Claro que essa aparência com as fitas de Hughes logo se dissipa quando o filme começa a deixar claro sobre o que quer falar. Inspirado em ‘Merlusse’, longa francês dirigido por Marcel Pagnol em 1935, ‘The Holdovers’ (traduzido aqui como ‘Os Rejeitados’) está mais preocupado no estudo dos seus personagens e entender o motivo pelo qual cada um está naquele estado de espírito, do que propriamente com a comédia casual ou situações inusitadas de jovens dentro de uma escola/internato. Aqui, a ironia vence a gag.

Emocionante, e com arcos narrativos bem delineados, o filme acerta na construção de amizades improváveis e na desconstrução das crenças dos seus personagens.

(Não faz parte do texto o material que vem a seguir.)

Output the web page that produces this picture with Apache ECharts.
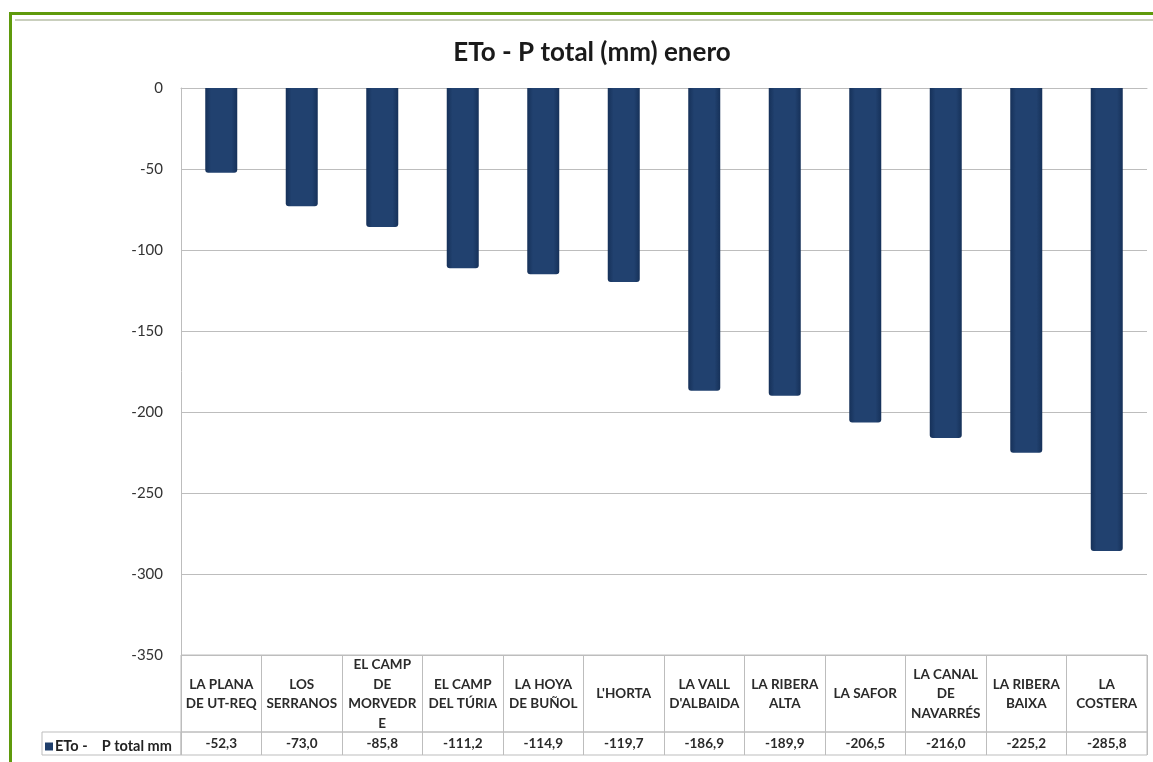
<!DOCTYPE html>
<html>
<head>
<meta charset="utf-8">
<script src="https://cdn.jsdelivr.net/npm/echarts@6/dist/echarts.min.js"></script>
<style>
  html, body { margin: 0; padding: 0; background: #fff; }
  #chart { width: 1153px; height: 762px; }
</style>
</head>
<body>
<div id="chart"></div>
<script>
// datos
const categories = [
  'LA PLANA\nDE UT-REQ', 'LOS\nSERRANOS', 'EL CAMP\nDE\nMORVEDR\nE', 'EL CAMP\nDEL TÚRIA',
  'LA HOYA\nDE BUÑOL', "L'HORTA", "LA VALL\nD'ALBAIDA", 'LA RIBERA\nALTA',
  'LA SAFOR', 'LA CANAL\nDE\nNAVARRÉS', 'LA RIBERA\nBAIXA', 'LA\nCOSTERA'
];
const values = [-52.3, -73.0, -85.8, -111.2, -114.9, -119.7, -186.9, -189.9, -206.5, -216.0, -225.2, -285.8];
const seriesName = 'ETo -    P total mm';
const yTicks = [0, -50, -100, -150, -200, -250, -300, -350];

const FONT = 'Lato, "Liberation Sans", sans-serif';
const LINE = '#bdbdbd';
const BAR = '#1f3e6b';

const fmt = v => v.toFixed(1).replace('.', ',');

const chart = echarts.init(document.getElementById('chart'));

const option = {
  animation: false,
  title: {
    text: 'ETo - P total (mm) enero',
    left: 587,
    top: 35,
    textAlign: 'center',
    textStyle: { fontFamily: FONT, fontSize: 26, fontWeight: 'bold', color: '#1a1a1a' }
  },
  legend: {
    left: 40,
    top: 734,
    itemWidth: 8,
    itemHeight: 8,
    itemGap: 4,
    icon: 'rect',
    itemStyle: { color: BAR },
    textStyle: { fontFamily: FONT, fontSize: 14.5, fontWeight: 'bold', color: '#222', padding: [0, 0, 0, -3] },
    data: [seriesName]
  },
  grid: [
    // zona de barras
    { left: 181, top: 88, width: 966, height: 567 },
    // fila de nombres
    { left: 181, top: 655, width: 966, height: 77, show: true, borderColor: LINE, borderWidth: 1 },
    // fila de valores
    { left: 181, top: 732, width: 966, height: 23, show: true, borderColor: LINE, borderWidth: 1 },
    // celda de leyenda
    { left: 42, top: 732, width: 139, height: 23, show: true, borderColor: LINE, borderWidth: 1 }
  ],
  xAxis: [
    {
      gridIndex: 0,
      type: 'category',
      data: categories,
      axisLine: { onZero: true, lineStyle: { color: LINE, width: 1 } },
      axisTick: { show: false },
      axisLabel: { show: false }
    },
    {
      gridIndex: 1,
      type: 'category',
      data: categories,
      position: 'bottom',
      axisLine: { show: false },
      axisTick: { show: false },
      splitLine: { show: true, interval: 0, lineStyle: { color: LINE } },
      axisLabel: {
        interval: 0,
        margin: -38,
        verticalAlign: 'middle',
        lineHeight: 19.5,
        fontFamily: FONT, fontSize: 13.5, fontWeight: 'bold', color: '#2a2a2a'
      }
    },
    {
      gridIndex: 2,
      type: 'category',
      data: categories,
      position: 'bottom',
      axisLine: { show: false },
      axisTick: { show: false },
      splitLine: { show: true, interval: 0, lineStyle: { color: LINE } },
      axisLabel: {
        interval: 0,
        margin: -11,
        verticalAlign: 'middle',
        formatter: (v, i) => fmt(values[i]),
        fontFamily: FONT, fontSize: 13.5, fontWeight: 'bold', color: '#2a2a2a'
      }
    },
    { gridIndex: 3, type: 'value', show: false }
  ],
  yAxis: [
    {
      gridIndex: 0,
      type: 'value',
      min: -350,
      max: 0,
      interval: 50,
      axisLine: { show: true, lineStyle: { color: LINE } },
      axisTick: { show: false },
      axisLabel: {
        margin: 18,
        fontFamily: FONT, fontSize: 15, color: '#333',
        formatter: v => (yTicks.includes(v) ? String(v) : '')
      },
      splitLine: { show: true, lineStyle: { color: LINE } }
    },
    { gridIndex: 1, type: 'value', show: false },
    { gridIndex: 2, type: 'value', show: false },
    { gridIndex: 3, type: 'value', show: false }
  ],
  series: [
    {
      name: seriesName,
      type: 'bar',
      xAxisIndex: 0,
      yAxisIndex: 0,
      barWidth: 32,
      data: values,
      itemStyle: {
        color: new echarts.graphic.LinearGradient(0, 0, 1, 0, [
          { offset: 0, color: '#163159' },
          { offset: 0.18, color: '#21416f' },
          { offset: 0.82, color: '#21416f' },
          { offset: 1, color: '#163159' }
        ]),
        borderRadius: [0, 0, 3, 3]
      }
    }
  ],
  graphic: [
    // marco verde
    { type: 'rect', left: 9, top: 12, shape: { width: 1144, height: 3 }, style: { fill: '#5f9a0c' }, silent: true },
    { type: 'rect', left: 9, top: 12, shape: { width: 3, height: 750 }, style: { fill: '#5f9a0c' }, silent: true },
    { type: 'rect', left: 15, top: 19, shape: { width: 1138, height: 2 }, style: { fill: '#c9cfbd' }, silent: true }
  ]
};

chart.setOption(option);
window.addEventListener('resize', () => chart.resize());
</script>
</body>
</html>
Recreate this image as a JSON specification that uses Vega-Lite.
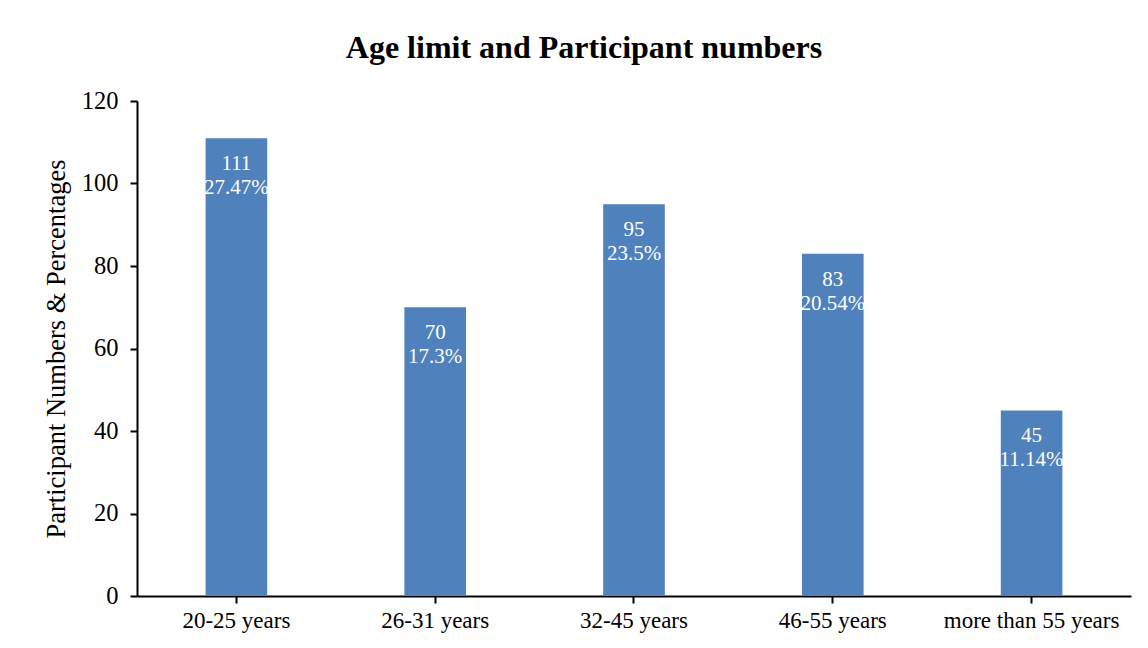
{
  "$schema": "https://vega.github.io/schema/vega-lite/v6.json",
  "autosize": {"type": "none"},
  "width": 994,
  "height": 495,
  "padding": {"left": 137, "top": 101, "right": 17, "bottom": 52},
  "background": "white",
  "title": {
    "text": "Age limit and Participant numbers",
    "font": "Liberation Serif",
    "fontSize": 32,
    "fontWeight": "bold",
    "color": "#000000",
    "anchor": "middle",
    "frame": "group",
    "dx": -50,
    "offset": 23
  },
  "config": {
    "view": {"stroke": null},
    "font": "Liberation Serif"
  },
  "data": {
    "values": [
      {"age": "20-25 years", "n": 111, "pct": "27.47%"},
      {"age": "26-31 years", "n": 70, "pct": "17.3%"},
      {"age": "32-45 years", "n": 95, "pct": "23.5%"},
      {"age": "46-55 years", "n": 83, "pct": "20.54%"},
      {"age": "more than 55 years", "n": 45, "pct": "11.14%"}
    ]
  },
  "encoding": {
    "x": {
      "field": "age",
      "type": "nominal",
      "sort": null,
      "scale": {"paddingInner": 0.69, "paddingOuter": 0.345},
      "axis": {
        "title": null,
        "labelAngle": 0,
        "labelFont": "Liberation Serif",
        "labelFontSize": 23,
        "labelColor": "#000000",
        "labelPadding": 6,
        "domainColor": "#000000",
        "domainWidth": 2,
        "tickColor": "#000000",
        "tickWidth": 2,
        "tickSize": 7,
        "grid": false
      }
    },
    "y": {
      "field": "n",
      "type": "quantitative",
      "scale": {"domain": [0, 120], "nice": false},
      "axis": {
        "title": "Participant Numbers & Percentages",
        "titleFont": "Liberation Serif",
        "titleFontSize": 26.5,
        "titleFontWeight": "normal",
        "titleColor": "#000000",
        "titlePadding": 11,
        "values": [0, 20, 40, 60, 80, 100, 120],
        "labelFont": "Liberation Serif",
        "labelFontSize": 24.5,
        "labelColor": "#000000",
        "labelPadding": 12,
        "domainColor": "#000000",
        "domainWidth": 2,
        "tickColor": "#000000",
        "tickWidth": 2,
        "tickSize": 7,
        "grid": false
      }
    }
  },
  "layer": [
    {"mark": {"type": "bar", "color": "#4F81BD"}},
    {
      "mark": {"type": "text", "color": "white", "font": "Liberation Serif", "fontSize": 21, "baseline": "top", "dy": 15, "lineHeight": 24},
      "encoding": {
        "text": {"field": "label"}
      },
      "transform": [{"calculate": "[toString(datum.n), datum.pct]", "as": "label"}]
    }
  ]
}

Paul Giamatti brilha demais ao entregar a alma de sua persona ao espectador. Complexo, o professor, de cara, causa ranço, mas aos poucos baixa a guarda e traz humanidade. Tomado pelo tom de cinza, sem espaço para o maniqueísmo, o filme aborda uma “simbiose” entre mentor e aprendiz para falar sobre os relacionamentos entre pais e filhos: sejam aqueles negligenciados ou doloridos pela perda.

A empatia, elemento habitual dos filmes de Payne, aqui ganha um charme diferente ao abordar a relação de admiração e poder entre mestre e pupilo. E quanto um professor pode ser importante, de diversas maneiras, na vida de um aluno. O longa parece querer “colar” os relacionamentos quebrados e isso traz um aconchego ao público. Ao final, ‘Os Remanescentes’ (caso fosse traduzido literalmente) é sobre bondade (em tempos de cólera), amparo e maturidade. É um grupo que remanesce/sobrevive às intempéries da vida e entende que o fardo pode ser mais aliviado ao conhecer melhor quem está no “mesmo barco” que o seu.

A reunião de um professor “caxias”, quase amargurado (e ele tem lá seus motivos); um aluno dono de um olhar perdido, que pede ajuda de diversas maneiras, deixado de lado pela família (justo no natal) – e a cena em que ele remexe um globinho de neve simboliza bem a confusão mental de sua autoestima e dos seus sentimentos - e uma mãe que perdeu um filho recentemente, demonstra que todos eles têm mais em comum do que se imagina.

Avaliação: 3,0 Pipocas + 5,0 Rapaduras = 8,0.